Den Wahn erkennt natürlich niemals, wer ihn selbst noch teilt.
Sigmund Freud
Wer es gewohnt ist, seine intellektuellen Fähigkeiten zu benutzen, der sieht mit Leichtigkeit das Gemeinsame in allen Religionen der Menschheit und zieht daraus mit ebensolcher Leichtigkeit den Schluss, dass sie aus dem gleichen psychischen Material gestrickt sind, dass sie ein Ausfluss der psychischen Bedingtheit des Menschen sind. Er sieht auch schnell das Gemeinsame in den modernen Para- und Ersatzreligionen, die als vielfältige Ideologien und sonstige Idiotien dem Miteinander der Menschen in den so genannten „aufgeklärten“ Gesellschaften ihren Stempel aufdrücken sollen — dies oft mit der gleichen Intensität der Gewalt, mit welcher in früheren Zeiten die Religion den Menschen in den „gläubigen“ Gesellschaften ihren Stempel eingepresst hat, und auch mit der gleichen, stumpfen Dummheit und Lebensverachtung. Er sieht auch das Gemeinsame zwischen Religion und Ideologie in ihrem psychischen Material, und er versteht, wieso derart ähnliche Pflänzchen aus diesem sumpfigen Boden erwachsen können, obwohl doch die formulierten Grundlagen so verschieden klingen. Er versteht daraus auch das Gemeinsame des Aberglaubens, sieht gar nicht mehr den großen Unterschied zwischen Marienerscheinungen, allerlei Wundern und Personenkulten gegenüber religiösen Führern auf der einen Seite und „unsichtbaren Händen“, abstruser statistischer Magie und Personenkulten gegenüber wirtschaftlichen und politischen Herrschern auf der anderen Seite. Und. Er kann daraus einen für ihn vernünftigen Schluss ziehen und danach leben, wenn es ihm in dieser feindseligen Umgebung auch oft sehr schwer fällt.
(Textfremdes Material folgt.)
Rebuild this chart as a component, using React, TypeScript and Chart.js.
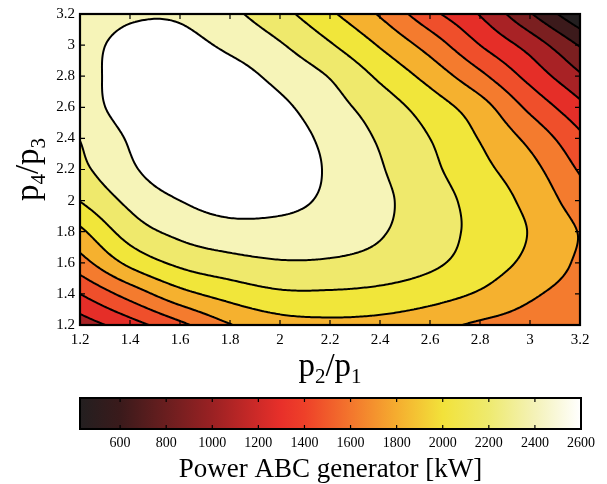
import React, { useEffect, useRef } from 'react';
import { Chart, registerables } from 'chart.js';
Chart.register(...registerables);

const FONT = "'Liberation Serif', 'Times New Roman', serif";

// Grid of the contour data (p2/p1 along x, p4/p3 along y), power in kW
const GRID_X = [1.2, 1.4, 1.6, 1.8, 2.0, 2.2, 2.4, 2.6, 2.8, 3.0, 3.2];
const GRID_Y = [3.2, 3.0, 2.8, 2.6, 2.4, 2.2, 2.0, 1.8, 1.6, 1.4, 1.2]; // rows, top to bottom
const POWER_Y32 = [2270, 2370, 2375, 2260, 2100, 1891, 1661, 1375, 1128, 796, 440];
const POWER_Y30 = [2320, 2460, 2460, 2362, 2236, 2058, 1844, 1605, 1320, 1068, 765];
const POWER_Y28 = [2330, 2480, 2560, 2480, 2347, 2210, 2008, 1796, 1545, 1260, 985];
const POWER_Y26 = [2310, 2480, 2590, 2560, 2440, 2289, 2134, 1955, 1754, 1458, 1190];
const POWER_Y24 = [2225, 2420, 2570, 2600, 2500, 2350, 2200, 2040, 1850, 1631, 1360];
const POWER_Y22 = [2175, 2370, 2530, 2590, 2530, 2375, 2235, 2081, 1911, 1740, 1480];
const POWER_Y20 = [2045, 2262, 2400, 2480, 2460, 2363, 2257, 2122, 1970, 1809, 1585];
const POWER_Y18 = [1820, 2122, 2265, 2330, 2330, 2300, 2235, 2115, 1992, 1851, 1670];
const POWER_Y16 = [1605, 1905, 2080, 2160, 2205, 2200, 2160, 2075, 1956, 1815, 1650];
const POWER_Y14 = [1320, 1574, 1800, 1930, 2010, 2015, 1990, 1930, 1840, 1707, 1605];
const POWER_Y12 = [1040, 1240, 1455, 1670, 1780, 1810, 1795, 1740, 1650, 1600, 1555];

const LEVELS = [600, 780, 960, 1140, 1320, 1500, 1680, 1860, 2040, 2220, 2400];
const BAND_COLORS = [
  '#231f20', '#3c1a1b', '#7b1f20', '#a82225', '#e52e28', '#ef4f2b',
  '#f47b2e', '#f5b12f', '#f1e63a', '#efe96c', '#f6f4b8', '#ffffff',
];

const X_TICKS = [1.2, 1.4, 1.6, 1.8, 2.0, 2.2, 2.4, 2.6, 2.8, 3.0, 3.2];
const Y_TICKS = [1.2, 1.4, 1.6, 1.8, 2.0, 2.2, 2.4, 2.6, 2.8, 3.0, 3.2];

const CBAR_MIN = 426;
const CBAR_MAX = 2600;
const CBAR_TICKS = [600, 800, 1000, 1200, 1400, 1600, 1800, 2000, 2200, 2400, 2600];
const CMAP_VALUES = [426, 600, 800, 1000, 1200, 1300, 1400, 1600, 1800, 2000, 2200, 2400, 2600];
const CMAP_COLORS = [
  '#231f20', '#3a1a1b', '#6a1e1f', '#9a2123', '#cf2a28', '#e8302a', '#ee4029',
  '#f3762d', '#f5ad2f', '#f2e23a', '#eeea6f', '#f4f2b8', '#ffffff',
];

const X_TITLE = [{ t: 'p', sub: false }, { t: '2', sub: true }, { t: '/p', sub: false }, { t: '1', sub: true }];
const Y_TITLE = [{ t: 'p', sub: false }, { t: '4', sub: true }, { t: '/p', sub: false }, { t: '3', sub: true }];
const CBAR_TITLE = 'Power ABC generator [kW]';

const ROWS_TOP_DOWN = [POWER_Y32, POWER_Y30, POWER_Y28, POWER_Y26, POWER_Y24, POWER_Y22,
  POWER_Y20, POWER_Y18, POWER_Y16, POWER_Y14, POWER_Y12];

function gridAt(i: number, j: number): number {
  // j counts rows from bottom; linear extrapolation beyond edges
  const nx = GRID_X.length, ny = GRID_Y.length;
  if (i < 0) return 2 * gridAt(0, j) - gridAt(1, j);
  if (i >= nx) return 2 * gridAt(nx - 1, j) - gridAt(nx - 2, j);
  if (j < 0) return 2 * gridAt(i, 0) - gridAt(i, 1);
  if (j >= ny) return 2 * gridAt(i, ny - 1) - gridAt(i, ny - 2);
  return ROWS_TOP_DOWN[ny - 1 - j][i];
}

function cr(p0: number, p1: number, p2: number, p3: number, t: number) {
  return 0.5 * (2 * p1 + (-p0 + p2) * t + (2 * p0 - 5 * p1 + 4 * p2 - p3) * t * t + (-p0 + 3 * p1 - 3 * p2 + p3) * t * t * t);
}

function field(x: number, y: number): number {
  const x0 = GRID_X[0], dx = GRID_X[1] - GRID_X[0];
  const yMin = GRID_Y[GRID_Y.length - 1], dy = GRID_Y[0] - GRID_Y[1];
  const u = (x - x0) / dx, v = (y - yMin) / dy;
  let i = Math.floor(u), j = Math.floor(v);
  i = Math.max(0, Math.min(GRID_X.length - 2, i));
  j = Math.max(0, Math.min(GRID_Y.length - 2, j));
  const t = u - i, s = v - j;
  const col: number[] = [];
  for (let k = -1; k <= 2; k++) {
    col.push(cr(gridAt(i - 1, j + k), gridAt(i, j + k), gridAt(i + 1, j + k), gridAt(i + 2, j + k), t));
  }
  return cr(col[0], col[1], col[2], col[3], s);
}

function hexToRgb(h: string) {
  const n = parseInt(h.slice(1), 16);
  return [(n >> 16) & 255, (n >> 8) & 255, n & 255];
}

function drawSubText(ctx: CanvasRenderingContext2D, parts: { t: string; sub: boolean }[], cx: number, baseY: number, size: number, subSize: number, shift: number) {
  const widths = parts.map((p) => {
    ctx.font = `${p.sub ? subSize : size}px ${FONT}`;
    return ctx.measureText(p.t).width;
  });
  const total = widths.reduce((a, b) => a + b, 0);
  let x = cx - total / 2;
  ctx.textAlign = 'left';
  ctx.textBaseline = 'alphabetic';
  parts.forEach((p, k) => {
    ctx.font = `${p.sub ? subSize : size}px ${FONT}`;
    ctx.fillText(p.t, x, baseY + (p.sub ? shift : 0));
    x += widths[k];
  });
}

const contourPlugin = {
  id: 'contourFill',
  beforeDatasetsDraw(chart: any) {
    const { ctx, chartArea } = chart;
    const xs = chart.scales.x, ys = chart.scales.y;
    const left = Math.round(chartArea.left), top = Math.round(chartArea.top);
    const w = Math.round(chartArea.right) - left, h = Math.round(chartArea.bottom) - top;
    // filled bands
    const img = ctx.createImageData(w, h);
    const cols = BAND_COLORS.map(hexToRgb);
    for (let py = 0; py < h; py++) {
      const yv = ys.getValueForPixel(top + py + 0.5);
      for (let px = 0; px < w; px++) {
        const xv = xs.getValueForPixel(left + px + 0.5);
        const val = field(xv, yv);
        let b = 0;
        while (b < LEVELS.length && val >= LEVELS[b]) b++;
        const c = cols[b];
        const o = (py * w + px) * 4;
        img.data[o] = c[0]; img.data[o + 1] = c[1]; img.data[o + 2] = c[2]; img.data[o + 3] = 255;
      }
    }
    ctx.putImageData(img, left, top);

    // contour lines via marching squares
    const NX = 250, NY = 158;
    const vals: number[][] = [];
    const pxs: number[] = [], pys: number[] = [];
    for (let a = 0; a <= NX; a++) pxs.push(chartArea.left + (a * (chartArea.right - chartArea.left)) / NX);
    for (let b = 0; b <= NY; b++) pys.push(chartArea.top + (b * (chartArea.bottom - chartArea.top)) / NY);
    for (let b = 0; b <= NY; b++) {
      const row: number[] = [];
      const yv = ys.getValueForPixel(pys[b]);
      for (let a = 0; a <= NX; a++) row.push(field(xs.getValueForPixel(pxs[a]), yv));
      vals.push(row);
    }
    ctx.save();
    ctx.beginPath();
    ctx.rect(chartArea.left, chartArea.top, chartArea.right - chartArea.left, chartArea.bottom - chartArea.top);
    ctx.clip();
    ctx.strokeStyle = '#000';
    ctx.lineWidth = 2;
    ctx.lineCap = 'round';
    ctx.lineJoin = 'round';
    ctx.beginPath();
    for (const L of LEVELS) {
      for (let b = 0; b < NY; b++) {
        for (let a = 0; a < NX; a++) {
          const va = vals[b][a], vb = vals[b][a + 1], vc = vals[b + 1][a + 1], vd = vals[b + 1][a];
          const code = (va >= L ? 8 : 0) | (vb >= L ? 4 : 0) | (vc >= L ? 2 : 0) | (vd >= L ? 1 : 0);
          if (code === 0 || code === 15) continue;
          const x0 = pxs[a], x1 = pxs[a + 1], y0 = pys[b], y1 = pys[b + 1];
          const T = () => [x0 + ((L - va) / (vb - va)) * (x1 - x0), y0];
          const R = () => [x1, y0 + ((L - vb) / (vc - vb)) * (y1 - y0)];
          const B = () => [x0 + ((L - vd) / (vc - vd)) * (x1 - x0), y1];
          const Lf = () => [x0, y0 + ((L - va) / (vd - va)) * (y1 - y0)];
          const segs: number[][][] = [];
          switch (code) {
            case 1: case 14: segs.push([Lf(), B()]); break;
            case 2: case 13: segs.push([B(), R()]); break;
            case 3: case 12: segs.push([Lf(), R()]); break;
            case 4: case 11: segs.push([T(), R()]); break;
            case 6: case 9: segs.push([T(), B()]); break;
            case 7: case 8: segs.push([Lf(), T()]); break;
            case 5: segs.push([Lf(), T()]); segs.push([B(), R()]); break;
            case 10: segs.push([T(), R()]); segs.push([Lf(), B()]); break;
          }
          for (const s of segs) { ctx.moveTo(s[0][0], s[0][1]); ctx.lineTo(s[1][0], s[1][1]); }
        }
      }
    }
    ctx.stroke();
    ctx.restore();
  },
  afterDraw(chart: any) {
    const { ctx, chartArea } = chart;
    const xs = chart.scales.x, ys = chart.scales.y;
    ctx.save();
    ctx.strokeStyle = '#000';
    ctx.lineWidth = 1.2;
    ctx.beginPath();
    for (const v of X_TICKS) {
      const p = xs.getPixelForValue(v);
      ctx.moveTo(p, chartArea.bottom); ctx.lineTo(p, chartArea.bottom - 5);
      ctx.moveTo(p, chartArea.top); ctx.lineTo(p, chartArea.top + 5);
    }
    for (const v of Y_TICKS) {
      const p = ys.getPixelForValue(v);
      ctx.moveTo(chartArea.left, p); ctx.lineTo(chartArea.left + 5, p);
      ctx.moveTo(chartArea.right, p); ctx.lineTo(chartArea.right - 5, p);
    }
    ctx.stroke();
    ctx.lineWidth = 2.2;
    ctx.strokeRect(chartArea.left, chartArea.top, chartArea.right - chartArea.left, chartArea.bottom - chartArea.top);
    ctx.fillStyle = '#000';
    drawSubText(ctx, X_TITLE, (chartArea.left + chartArea.right) / 2, 376, 33, 21, 7);
    ctx.translate(38, (chartArea.top + chartArea.bottom) / 2);
    ctx.rotate(-Math.PI / 2);
    drawSubText(ctx, Y_TITLE, 0, 0, 33, 21, 7);
    ctx.restore();
  },
};

const colorbarPlugin = {
  id: 'colorbar',
  beforeDatasetsDraw(chart: any) {
    const { ctx, chartArea } = chart;
    const xs = chart.scales.x;
    const x0 = xs.getPixelForValue(CBAR_MIN), x1 = xs.getPixelForValue(CBAR_MAX);
    const g = ctx.createLinearGradient(x0, 0, x1, 0);
    CMAP_VALUES.forEach((v, k) => g.addColorStop((v - CBAR_MIN) / (CBAR_MAX - CBAR_MIN), CMAP_COLORS[k]));
    ctx.save();
    ctx.fillStyle = g;
    ctx.fillRect(x0, chartArea.top, x1 - x0, chartArea.bottom - chartArea.top);
    ctx.strokeStyle = '#000';
    ctx.lineWidth = 1.2;
    ctx.beginPath();
    for (const v of CBAR_TICKS) {
      const p = xs.getPixelForValue(v);
      ctx.moveTo(p, chartArea.top); ctx.lineTo(p, chartArea.top + 4);
      ctx.moveTo(p, chartArea.bottom); ctx.lineTo(p, chartArea.bottom - 4);
    }
    ctx.stroke();
    ctx.lineWidth = 2;
    ctx.strokeRect(x0, chartArea.top, x1 - x0, chartArea.bottom - chartArea.top);
    ctx.fillStyle = '#000';
    ctx.font = `27px ${FONT}`;
    ctx.textAlign = 'center';
    ctx.textBaseline = 'alphabetic';
    ctx.fillText(CBAR_TITLE, (x0 + x1) / 2, 87);
    ctx.restore();
  },
};

const fmt = (v: any) => String(Math.round(Number(v) * 10) / 10);

export default function App() {
  const mainRef = useRef<HTMLCanvasElement>(null);
  const barRef = useRef<HTMLCanvasElement>(null);
  useEffect(() => {
    const main = new Chart(mainRef.current as HTMLCanvasElement, {
      type: 'scatter',
      data: { datasets: [{ data: [] }] },
      options: {
        responsive: false,
        animation: false,
        devicePixelRatio: 1,
        layout: { padding: { left: 0, right: 27, top: 10, bottom: 0 } },
        plugins: { legend: { display: false }, tooltip: { enabled: false } },
        scales: {
          x: {
            type: 'linear', min: 1.2, max: 3.2,
            afterBuildTicks: (s: any) => { s.ticks = X_TICKS.map((v) => ({ value: v })); },
            afterFit: (s: any) => { s.height = 65; },
            grid: { display: false, drawTicks: false },
            border: { display: false },
            ticks: { color: '#000', font: { family: FONT, size: 15 }, padding: 6, maxRotation: 0, autoSkip: false, callback: fmt },
          },
          y: {
            type: 'linear', min: 1.2, max: 3.2,
            afterBuildTicks: (s: any) => { s.ticks = Y_TICKS.map((v) => ({ value: v })); },
            afterFit: (s: any) => { s.width = 80; },
            grid: { display: false, drawTicks: false },
            border: { display: false },
            ticks: { color: '#000', font: { family: FONT, size: 15 }, padding: 5, autoSkip: false, callback: fmt },
          },
        },
      } as any,
      plugins: [contourPlugin],
    });
    const bar = new Chart(barRef.current as HTMLCanvasElement, {
      type: 'scatter',
      data: { datasets: [{ data: [] }] },
      options: {
        responsive: false,
        animation: false,
        devicePixelRatio: 1,
        layout: { padding: { left: 80, right: 26, top: 8, bottom: 0 } },
        plugins: { legend: { display: false }, tooltip: { enabled: false } },
        scales: {
          x: {
            type: 'linear', min: CBAR_MIN, max: CBAR_MAX,
            afterBuildTicks: (s: any) => { s.ticks = CBAR_TICKS.map((v) => ({ value: v })); },
            afterFit: (s: any) => { s.height = 55; },
            grid: { display: false, drawTicks: false },
            border: { display: false },
            ticks: { color: '#000', font: { family: FONT, size: 14 }, padding: 6, maxRotation: 0, autoSkip: false, callback: (v: any) => String(Math.round(Number(v))) },
          },
          y: { display: false, min: 0, max: 1 },
        },
      } as any,
      plugins: [colorbarPlugin],
    });
    return () => { main.destroy(); bar.destroy(); };
  }, []);
  return (
    <div style={{ position: 'absolute', left: 0, top: 0, width: 607, height: 484, background: '#fff' }}>
      <canvas ref={mainRef} width={607} height={390} style={{ display: 'block' }} />
      <canvas ref={barRef} width={607} height={94} style={{ display: 'block' }} />
    </div>
  );
}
Nicht so der Dummkopf. Dieser. Sieht nicht die Gemeinsamkeiten, sondern die Unterschiede, und er lässt sich mit Leichtigkeit und nur einem wenig losem Geschwätz dazu übertölpeln, diese kleinen Unterschiede zu riesigen Angelegenheiten aufzubauschen, ja, sie zur Grundlage eines irrationalen Hasses und eines geradezu existenziell wirkenden, mit Angst- und Hassreden transportierten Missionstriebes zu nehmen. Er belegt in diesem von seiner Dummheit hervorgebrachten Verhalten (es ist kein Handeln) nicht nur offen seine Dummheit, er wird auch zum nützlichen Deppen für jene Wenigen, die von der Unterdrückung des Geistes bei der Mehrzahl der Menschen profitieren.